Most telling evidence from the Casey Anthony Trial: Not reporting Caylee missing for 31 days

What’s the most telling piece of evidence from the Casey Anthony trial? Casey’s failure to report her child missing for 31 days. End of story! That’s where the case begins and ends. Yes, I come with a bias having prosecuted many child abuse cases but how could any parent fail to report their child missing, let alone a toddler? Caylee wasn’t a teenager who didn’t come home after a late party. She was a 2 year old toddler. Could any parent ever imagine not knowing the whereabouts of their child, yet alone a toddler for 31 days? Just think about it. Picture yourself waking up each morning for 31 days and your child is missing, and you do nothing. You don’t call the cops. You don’t call friends or family for help. You do nothing. Instead, you go out partying with friends which your “expert” explains as a normal reaction to grief. Hogwash, simply hogwash. It was plainly, in my opinion, just another lie Casey told, but this time it was to the jury.

I wonder, too, did the jury ever consider that Casey is the daughter of a cop and maybe, just maybe, she learned a thing or two about how evidence evaporates over time?

People lie for a reason. It’s the same reason people give different stories when questioned. And, maybe, it’s the same reason people don’t report their child missing for 31 days. Do we need a  jury instruction to tell us WHY people lie?

10 Comments on “Most telling evidence from the Casey Anthony Trial: Not reporting Caylee missing for 31 days”

  1. Blanca says:

    You said it so clearly. How can the jury be so cloudy? Do we live in an unconscious society?

    • In explaining their decision to acquit, several jurors have stated that they had “reasonable doubt” and believed it to be a “circumstantial case”. Maybe, the jury missed or was confused about the jury instruction that finds circumstantial evidence to be of equal weight to direct evidence (an eyewitness or a video).

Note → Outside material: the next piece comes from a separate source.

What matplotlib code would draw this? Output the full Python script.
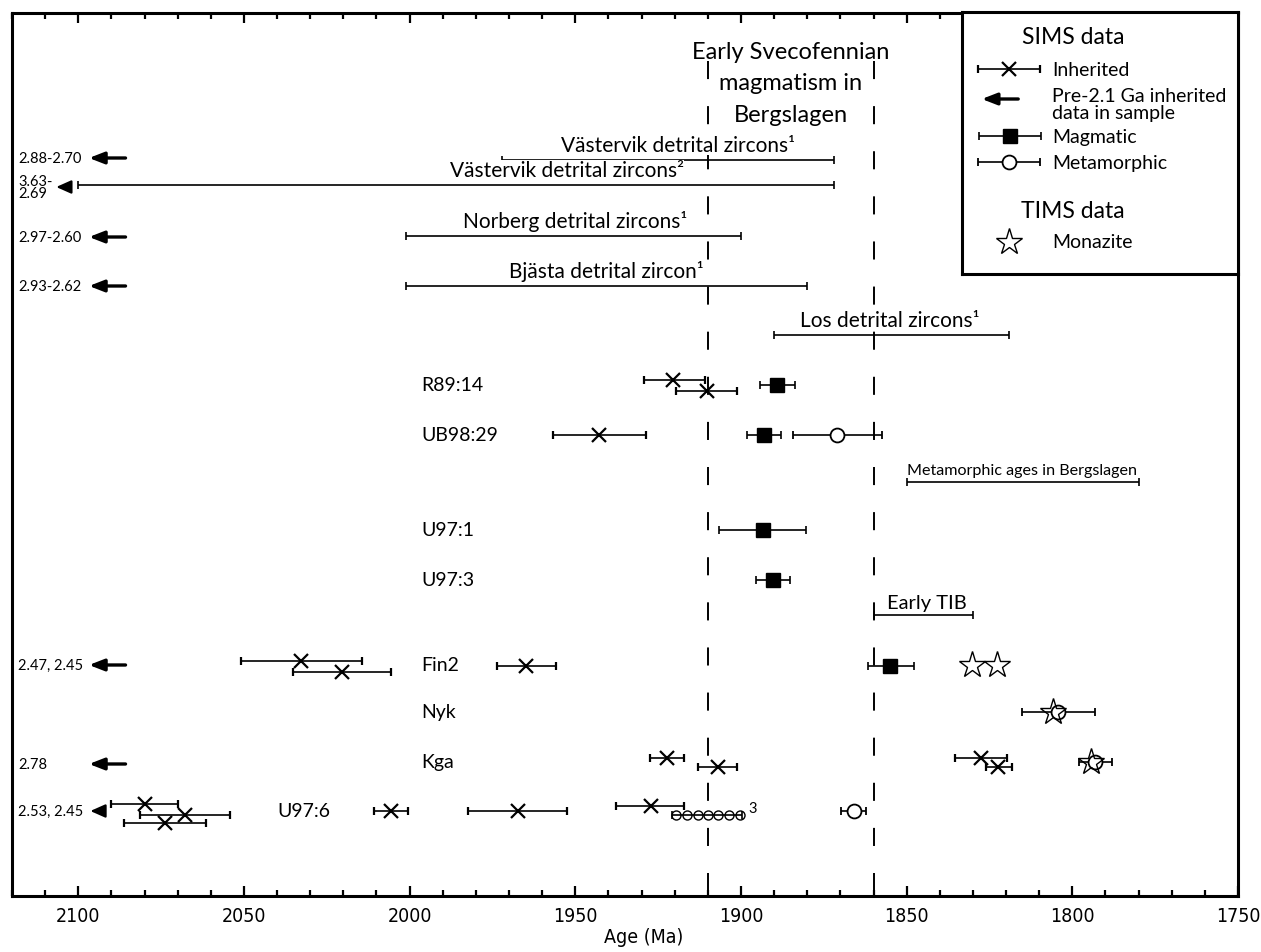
import matplotlib
matplotlib.use('Agg')
import matplotlib.pyplot as plt

plt.rcParams['font.family'] = ['Lato', 'DejaVu Sans']

# --- data (ages in Ma, rows are vertical slots on the chart) ---
# detrital zircon ranges
detrital_names = ['Västervik detrital zircons¹', 'Västervik detrital zircons²',
                  'Norberg detrital zircons¹', 'Bjästa detrital zircon¹', 'Los detrital zircons¹']
detrital_old = [1972, 2100, 2001, 2001, 1890]
detrital_young = [1872, 1872, 1900, 1880, 1819]
detrital_row = [161, 186, 237, 287, 336]
detrital_label_x = [1919, 1952.5, 1950, 1940.5, 1855]

# other age ranges
range_names = ['Metamorphic ages in Bergslagen', 'Early TIB']
range_old = [1850, 1860]
range_young = [1780, 1830]
range_row = [483, 616]

# samples
sample_names = ['R89:14', 'UB98:29', 'U97:1', 'U97:3', 'Fin2', 'Nyk', 'Kga', 'U97:6']
sample_row = [386, 436, 531, 581, 666, 713, 763, 812]
sample_label_x = [1996.5, 1996.5, 1996.5, 1996.5, 1996.5, 1996.5, 1996.5, 2040]

# SIMS inherited grains
inh_age = [1920.4, 1910.3, 1942.8, 2032.7, 2020.4, 1964.9, 1922.2, 1907.0, 1827.5,
           1822.3, 2079.8, 2067.7, 2073.7, 2005.6, 1967.2, 1927.2]
inh_old = [1929.3, 1919.5, 1956.6, 2051.0, 2035.2, 1973.7, 1927.6, 1913.0, 1835.3,
           1826.0, 2090.0, 2081.3, 2086.1, 2010.7, 1982.3, 1937.6]
inh_young = [1910.9, 1901.2, 1928.7, 2014.5, 2005.5, 1955.8, 1917.3, 1901.2, 1819.8,
             1818.3, 2069.8, 2054.1, 2061.4, 2000.4, 1952.4, 1917.3]
inh_row = [381, 392, 436, 662, 673, 667, 759, 768, 759, 768, 805, 816, 824, 812, 812, 807]

# SIMS magmatic ages
mag_age = [1889.1, 1893.0, 1893.5, 1890.4, 1854.9]
mag_old = [1894.2, 1898.1, 1906.5, 1895.6, 1861.8]
mag_young = [1883.6, 1887.9, 1880.3, 1885.1, 1847.7]
mag_row = [386, 436, 531, 581, 667]

# SIMS metamorphic ages
met_age = [1871.0, 1804.4, 1793.1, 1866.0]
met_old = [1884.3, 1815.1, 1798.1, 1869.7]
met_young = [1857.4, 1793.3, 1787.9, 1862.2]
met_row = [436, 713, 763, 812]

# U97:6 cluster of small metamorphic rims (note 3)
rim_age = [1919.5, 1916.3, 1913.1, 1910.0, 1906.8, 1903.6, 1900.4]
rim_old = 1920.8
rim_young = 1899.6
rim_row = 816

# TIMS monazite
mon_age = [1830.2, 1822.6, 1805.8, 1794.3]
mon_row = [666, 666, 713, 763]

# pre-2.1 Ga inherited data
pre_labels = ['2.88-2.70', '2.97-2.60', '2.93-2.62', '2.47, 2.45', '2.78']
pre_row = [159, 238, 287, 666, 765]
pre_head_labels = ['3.63-\n2.69', '2.53, 2.45']
pre_head_row = [188, 812]
pre_head_tip = [2107.5, 2097.2]

magmatism_window = [1910, 1860]

# --- figure ---
W, H = 1261, 953
fig = plt.figure(figsize=(W / 100, H / 100), dpi=100)
ax = fig.add_axes([12 / W, 1 - 897 / H, 1226 / W, 883 / H])
ax.set_xlim(2120, 1750)
ax.set_ylim(897, 14)

for sp in ax.spines.values():
    sp.set_linewidth(2.2)
ax.set_xticks(range(1750, 2101, 50))
ax.set_xticks(range(1750, 2121, 10), minor=True)
ax.tick_params(axis='x', which='both', direction='in', top=True, width=1.6)
ax.tick_params(axis='x', which='major', length=7, labelsize=14, pad=7)
ax.tick_params(axis='x', which='minor', length=4)
ax.set_yticks([])
for lab in ax.get_xticklabels():
    lab.set_family('DejaVu Sans')
    lab.set_stretch('condensed')
ax.set_xlabel('Age (Ma)', fontsize=14, family='DejaVu Sans', fontstretch='condensed')
ax.xaxis.set_label_coords(0.515, -0.035)
ax.xaxis.label.set_va('top')

# dashed lines for early Svecofennian magmatism
for a in magmatism_window:
    ax.plot([a, a], [62, 897], color='black', lw=1.4, linestyle=(0, (9.3, 13.9)))
ax.text(sum(magmatism_window) / 2, 84, 'Early Svecofennian\nmagmatism in\nBergslagen',
        ha='center', va='center', fontsize=17, linespacing=1.6)

ekw = dict(color='black', elinewidth=1.2, capsize=3, capthick=1.2, linestyle='none')
white = dict(facecolor='white', edgecolor='none', pad=0.3)

# ranges
for name, o, yng, r, lx in zip(detrital_names, detrital_old, detrital_young, detrital_row, detrital_label_x):
    ax.errorbar([(o + yng) / 2], [r], xerr=[[(o - yng) / 2]], fmt='none', **ekw)
    ax.text(lx, r - 5, name, ha='center', va='bottom', fontsize=15, bbox=white)
for name, o, yng, r in zip(range_names, range_old, range_young, range_row):
    ax.errorbar([(o + yng) / 2], [r], xerr=[[(o - yng) / 2]], fmt='none', **ekw)
ax.text(range_old[0], range_row[0] - 5, range_names[0], ha='left', va='bottom', fontsize=11.6)
ax.text(1856, range_row[1] - 4, range_names[1], ha='left', va='bottom', fontsize=14.5)

# sample names
for name, r, lx in zip(sample_names, sample_row, sample_label_x):
    ax.text(lx, r, name, ha='left', va='center', fontsize=14)

# inherited
ax.errorbar(inh_age, inh_row,
            xerr=[[a - y for a, y in zip(inh_age, inh_young)], [o - a for a, o in zip(inh_age, inh_old)]],
            fmt='x', ms=10, mew=1.6, mfc='black', mec='black', **ekw)
# magmatic
ax.errorbar(mag_age, mag_row,
            xerr=[[a - y for a, y in zip(mag_age, mag_young)], [o - a for a, o in zip(mag_age, mag_old)]],
            fmt='s', ms=9.5, mfc='black', mec='black', **ekw)
# metamorphic
ax.errorbar([(rim_old + rim_young) / 2], [rim_row], xerr=[[(rim_old - rim_young) / 2]], fmt='none', **ekw)
ax.plot(rim_age, [rim_row] * len(rim_age), 'o', ms=6.5, mfc='none', mec='black', mew=1.0)
ax.text(1897.8, rim_row - 7, '3', fontsize=10.5, ha='left', va='center')
ax.errorbar(met_age, met_row,
            xerr=[[a - y for a, y in zip(met_age, met_young)], [o - a for a, o in zip(met_age, met_old)]],
            fmt='o', ms=10, mfc='white', mec='black', mew=1.3, zorder=3, **ekw)
# monazite
ax.plot(mon_age, mon_row, '*', ms=20, mfc='none', mec='black', mew=1.0, zorder=4)

# pre-2.1 Ga arrows
arrow_kw = dict(arrowstyle='-|>,head_length=0.9,head_width=0.35', color='black', lw=2.4)
for lab, r in zip(pre_labels, pre_row):
    ax.annotate('', xy=(2097.6, r), xytext=(2084.9, r), arrowprops=arrow_kw)
    ax.text(2118.2, r, lab, ha='left', va='center', fontsize=10.5)
for lab, r, tip in zip(pre_head_labels, pre_head_row, pre_head_tip):
    ax.annotate('', xy=(tip, r), xytext=(tip - 4.2, r),
                arrowprops=dict(arrowstyle='-|>,head_length=0.9,head_width=0.4', color='black', lw=1.6))
    ax.text(2118.2, r, lab, ha='left', va='center', fontsize=10.5, linespacing=0.85)

# --- legend box ---
lg = fig.add_axes([962 / W, 1 - 275 / H, 276 / W, 262 / H])
lg.set_xlim(962, 1238)
lg.set_ylim(275, 13)
lg.set_xticks([])
lg.set_yticks([])
for sp in lg.spines.values():
    sp.set_linewidth(2.2)
lg.text(1073, 38, 'SIMS data', ha='center', va='center', fontsize=16.5)
lg.errorbar([1009], [70], xerr=[[31]], fmt='x', ms=10, mew=1.6, mec='black', **ekw)
lg.text(1052, 70, 'Inherited', ha='left', va='center', fontsize=14)
lg.annotate('', xy=(979, 100), xytext=(1021, 100), arrowprops=arrow_kw)
lg.text(1052, 105, 'Pre-2.1 Ga inherited\ndata in sample', ha='left', va='center',
        fontsize=14, linespacing=0.95)
lg.errorbar([1010], [137], xerr=[[31]], fmt='s', ms=9.5, mfc='black', mec='black', **ekw)
lg.text(1052, 137, 'Magmatic', ha='left', va='center', fontsize=14)
lg.errorbar([1009], [163], xerr=[[31]], fmt='o', ms=10, mfc='white', mec='black', mew=1.3, **ekw)
lg.text(1052, 163, 'Metamorphic', ha='left', va='center', fontsize=14)
lg.text(1073, 211, 'TIMS data', ha='center', va='center', fontsize=16.5)
lg.plot([1009], [243], '*', ms=20, mfc='none', mec='black', mew=1.0)
lg.text(1052, 243, 'Monazite', ha='left', va='center', fontsize=14)

fig.savefig('out.png', dpi=100)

And, maybe, they were confused about reasonable doubt which is not beyond all doubt because everything is open to some doubt. It is not uncommon for jurors to grapple with these terms. However, there remains many unanswered questions and maybe many reasons for their decision but there is no doubt that they voted 12-0 to acquit.

  2. Kim says:

    Where are the charges against the other family members for not reporting her missing for all that time? Wow, and to think the family is now going to be millionaires….we are truly a messed up society. So sad and oh so embarrassing.

  3. Jill says:

    I heard about Casey not reporting her daughter missing for 31 days. ANYONE not trying to hide something, including the jurors, understand that this behavior is suspect and extremely odd. The crimes committed and the liars are widely spread in this case. The justice system needs an overhaul!!!

  4. offthecuff says:

    You clearly understand what the jury did not clearly understand. To them, nonsense was a possibility.